### Instructions for the task
Please transcribe the listing below in full and word for word, without its pictures.

### Raw data
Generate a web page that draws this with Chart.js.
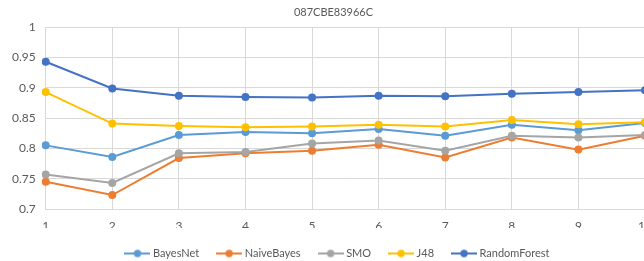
<!DOCTYPE html>
<html>
<head>
<meta charset="utf-8">
<script src="https://cdn.jsdelivr.net/npm/chart.js@4/dist/chart.umd.min.js"></script>
<style>
  html, body { margin: 0; padding: 0; background: #fff; overflow: hidden; }
  #wrap { position: relative; width: 670px; height: 261px; }
</style>
</head>
<body>
<div id="wrap"><canvas id="chart"></canvas></div>
<script>
const chartTitle = '087CBE83966C';
const folds = ['1', '2', '3', '4', '5', '6', '7', '8', '9', '10'];
const yTicks = [0.7, 0.75, 0.8, 0.85, 0.9, 0.95, 1];

const bayesNet = [0.805, 0.786, 0.822, 0.827, 0.825, 0.832, 0.821, 0.839, 0.830, 0.842];
const naiveBayes = [0.745, 0.723, 0.784, 0.792, 0.796, 0.806, 0.785, 0.818, 0.798, 0.821];
const smo = [0.757, 0.743, 0.792, 0.794, 0.808, 0.813, 0.796, 0.821, 0.818, 0.822];
const j48 = [0.893, 0.841, 0.837, 0.835, 0.836, 0.839, 0.836, 0.847, 0.840, 0.843];
const randomForest = [0.943, 0.899, 0.887, 0.885, 0.884, 0.887, 0.886, 0.890, 0.893, 0.896];

const seriesNames = ['BayesNet', 'NaiveBayes', 'SMO', 'J48', 'RandomForest'];
const seriesData = [bayesNet, naiveBayes, smo, j48, randomForest];
const seriesColors = ['#5B9BD5', '#ED7D31', '#A5A5A5', '#FFC000', '#4472C4'];

const textColor = '#595959';
const gridColor = '#D9D9D9';
const family = 'Lato, "Open Sans", sans-serif';
const font = { family, size: 12 };

// legend marker: short line with a dot in the middle, like Excel
function legendMarker(color) {
  const c = document.createElement('canvas');
  c.width = 26;
  c.height = 10;
  const ctx = c.getContext('2d');
  ctx.strokeStyle = color;
  ctx.lineWidth = 2;
  ctx.beginPath();
  ctx.moveTo(0, 5);
  ctx.lineTo(26, 5);
  ctx.stroke();
  ctx.fillStyle = color;
  ctx.beginPath();
  ctx.arc(13, 5, 3.7, 0, Math.PI * 2);
  ctx.fill();
  return c;
}

const datasets = seriesNames.map((name, i) => ({
  label: name,
  data: seriesData[i],
  borderColor: seriesColors[i],
  backgroundColor: seriesColors[i],
  borderWidth: 2,
  pointRadius: 4,
  pointHoverRadius: 4,
  pointBorderWidth: 0,
  tension: 0,
  order: seriesNames.length - i,
  legendMarker: legendMarker(seriesColors[i])
}));

// fixed legend height so it sits close under the axis labels,
// and title/legend nudged right (the original chart is cut off on the right)
const legendHeight = 33;
const titleShift = 10;
const legendShift = 15;
const layoutTweaks = {
  id: 'layoutTweaks',
  afterInit(chart) {
    const fit = chart.legend.fit;
    chart.legend.fit = function () {
      fit.call(this);
      this.height = legendHeight;
    };
  },
  afterLayout(chart) {
    if (chart.titleBlock) {
      chart.titleBlock.left += titleShift;
      chart.titleBlock.right += titleShift;
    }
    if (chart.legend) {
      chart.legend.left += legendShift;
      chart.legend.right += legendShift;
    }
  }
};

new Chart(document.getElementById('chart'), {
  type: 'line',
  data: { labels: folds, datasets },
  plugins: [layoutTweaks],
  options: {
    responsive: true,
    maintainAspectRatio: false,
    animation: false,
    layout: { padding: { left: 2, right: 25, top: 0, bottom: 0 } },
    scales: {
      x: {
        offset: false,
        grid: { color: gridColor, drawTicks: false },
        border: { color: gridColor },
        ticks: { color: textColor, font, padding: 10, maxRotation: 0 },
        afterFit: (scale) => { scale.height = 19; }
      },
      y: {
        min: 0.7,
        max: 1,
        afterBuildTicks: (scale) => { scale.ticks = yTicks.map((v) => ({ value: v })); },
        grid: { color: gridColor, drawTicks: false },
        border: { display: false },
        ticks: {
          color: textColor,
          font,
          padding: 10,
          callback: (v) => String(Number(v.toFixed(2)))
        }
      }
    },
    plugins: {
      title: {
        display: true,
        text: chartTitle,
        color: textColor,
        font: { family, size: 11, weight: 'normal' },
        padding: { top: 6, bottom: 8 }
      },
      legend: {
        position: 'bottom',
        labels: {
          color: textColor,
          font: { family, size: 11 },
          usePointStyle: true,
          pointStyleWidth: 20,
          padding: 20,
          generateLabels: (chart) => chart.data.datasets.map((ds, i) => ({
            text: ds.label,
            fillStyle: ds.borderColor,
            strokeStyle: ds.borderColor,
            fontColor: textColor,
            pointStyle: ds.legendMarker,
            lineWidth: 0,
            hidden: false,
            datasetIndex: i
          })),
          sort: (a, b) => a.datasetIndex - b.datasetIndex
        }
      },
      tooltip: { enabled: false }
    }
  }
});
</script>
</body>
</html>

### Task result
Generate a web page that draws this with Chart.js.
<!DOCTYPE html>
<html>
<head>
<meta charset="utf-8">
<script src="https://cdn.jsdelivr.net/npm/chart.js@4/dist/chart.umd.min.js"></script>
<style>
  html, body { margin: 0; padding: 0; background: #fff; overflow: hidden; }
  #wrap { position: relative; width: 670px; height: 261px; }
</style>
</head>
<body>
<div id="wrap"><canvas id="chart"></canvas></div>
<script>
const chartTitle = '087CBE83966C';
const folds = ['1', '2', '3', '4', '5', '6', '7', '8', '9', '10'];
const yTicks = [0.7, 0.75, 0.8, 0.85, 0.9, 0.95, 1];

const bayesNet = [0.805, 0.786, 0.822, 0.827, 0.825, 0.832, 0.821, 0.839, 0.830, 0.842];
const naiveBayes = [0.745, 0.723, 0.784, 0.792, 0.796, 0.806, 0.785, 0.818, 0.798, 0.821];
const smo = [0.757, 0.743, 0.792, 0.794, 0.808, 0.813, 0.796, 0.821, 0.818, 0.822];
const j48 = [0.893, 0.841, 0.837, 0.835, 0.836, 0.839, 0.836, 0.847, 0.840, 0.843];
const randomForest = [0.943, 0.899, 0.887, 0.885, 0.884, 0.887, 0.886, 0.890, 0.893, 0.896];

const seriesNames = ['BayesNet', 'NaiveBayes', 'SMO', 'J48', 'RandomForest'];
const seriesData = [bayesNet, naiveBayes, smo, j48, randomForest];
const seriesColors = ['#5B9BD5', '#ED7D31', '#A5A5A5', '#FFC000', '#4472C4'];

const textColor = '#595959';
const gridColor = '#D9D9D9';
const family = 'Lato, "Open Sans", sans-serif';
const font = { family, size: 12 };

// legend marker: short line with a dot in the middle, like Excel
function legendMarker(color) {
  const c = document.createElement('canvas');
  c.width = 26;
  c.height = 10;
  const ctx = c.getContext('2d');
  ctx.strokeStyle = color;
  ctx.lineWidth = 2;
  ctx.beginPath();
  ctx.moveTo(0, 5);
  ctx.lineTo(26, 5);
  ctx.stroke();
  ctx.fillStyle = color;
  ctx.beginPath();
  ctx.arc(13, 5, 3.7, 0, Math.PI * 2);
  ctx.fill();
  return c;
}

const datasets = seriesNames.map((name, i) => ({
  label: name,
  data: seriesData[i],
  borderColor: seriesColors[i],
  backgroundColor: seriesColors[i],
  borderWidth: 2,
  pointRadius: 4,
  pointHoverRadius: 4,
  pointBorderWidth: 0,
  tension: 0,
  order: seriesNames.length - i,
  legendMarker: legendMarker(seriesColors[i])
}));

// fixed legend height so it sits close under the axis labels,
// and title/legend nudged right (the original chart is cut off on the right)
const legendHeight = 33;
const titleShift = 10;
const legendShift = 15;
const layoutTweaks = {
  id: 'layoutTweaks',
  afterInit(chart) {
    const fit = chart.legend.fit;
    chart.legend.fit = function () {
      fit.call(this);
      this.height = legendHeight;
    };
  },
  afterLayout(chart) {
    if (chart.titleBlock) {
      chart.titleBlock.left += titleShift;
      chart.titleBlock.right += titleShift;
    }
    if (chart.legend) {
      chart.legend.left += legendShift;
      chart.legend.right += legendShift;
    }
  }
};

new Chart(document.getElementById('chart'), {
  type: 'line',
  data: { labels: folds, datasets },
  plugins: [layoutTweaks],
  options: {
    responsive: true,
    maintainAspectRatio: false,
    animation: false,
    layout: { padding: { left: 2, right: 25, top: 0, bottom: 0 } },
    scales: {
      x: {
        offset: false,
        grid: { color: gridColor, drawTicks: false },
        border: { color: gridColor },
        ticks: { color: textColor, font, padding: 10, maxRotation: 0 },
        afterFit: (scale) => { scale.height = 19; }
      },
      y: {
        min: 0.7,
        max: 1,
        afterBuildTicks: (scale) => { scale.ticks = yTicks.map((v) => ({ value: v })); },
        grid: { color: gridColor, drawTicks: false },
        border: { display: false },
        ticks: {
          color: textColor,
          font,
          padding: 10,
          callback: (v) => String(Number(v.toFixed(2)))
        }
      }
    },
    plugins: {
      title: {
        display: true,
        text: chartTitle,
        color: textColor,
        font: { family, size: 11, weight: 'normal' },
        padding: { top: 6, bottom: 8 }
      },
      legend: {
        position: 'bottom',
        labels: {
          color: textColor,
          font: { family, size: 11 },
          usePointStyle: true,
          pointStyleWidth: 20,
          padding: 20,
          generateLabels: (chart) => chart.data.datasets.map((ds, i) => ({
            text: ds.label,
            fillStyle: ds.borderColor,
            strokeStyle: ds.borderColor,
            fontColor: textColor,
            pointStyle: ds.legendMarker,
            lineWidth: 0,
            hidden: false,
            datasetIndex: i
          })),
          sort: (a, b) => a.datasetIndex - b.datasetIndex
        }
      },
      tooltip: { enabled: false }
    }
  }
});
</script>
</body>
</html>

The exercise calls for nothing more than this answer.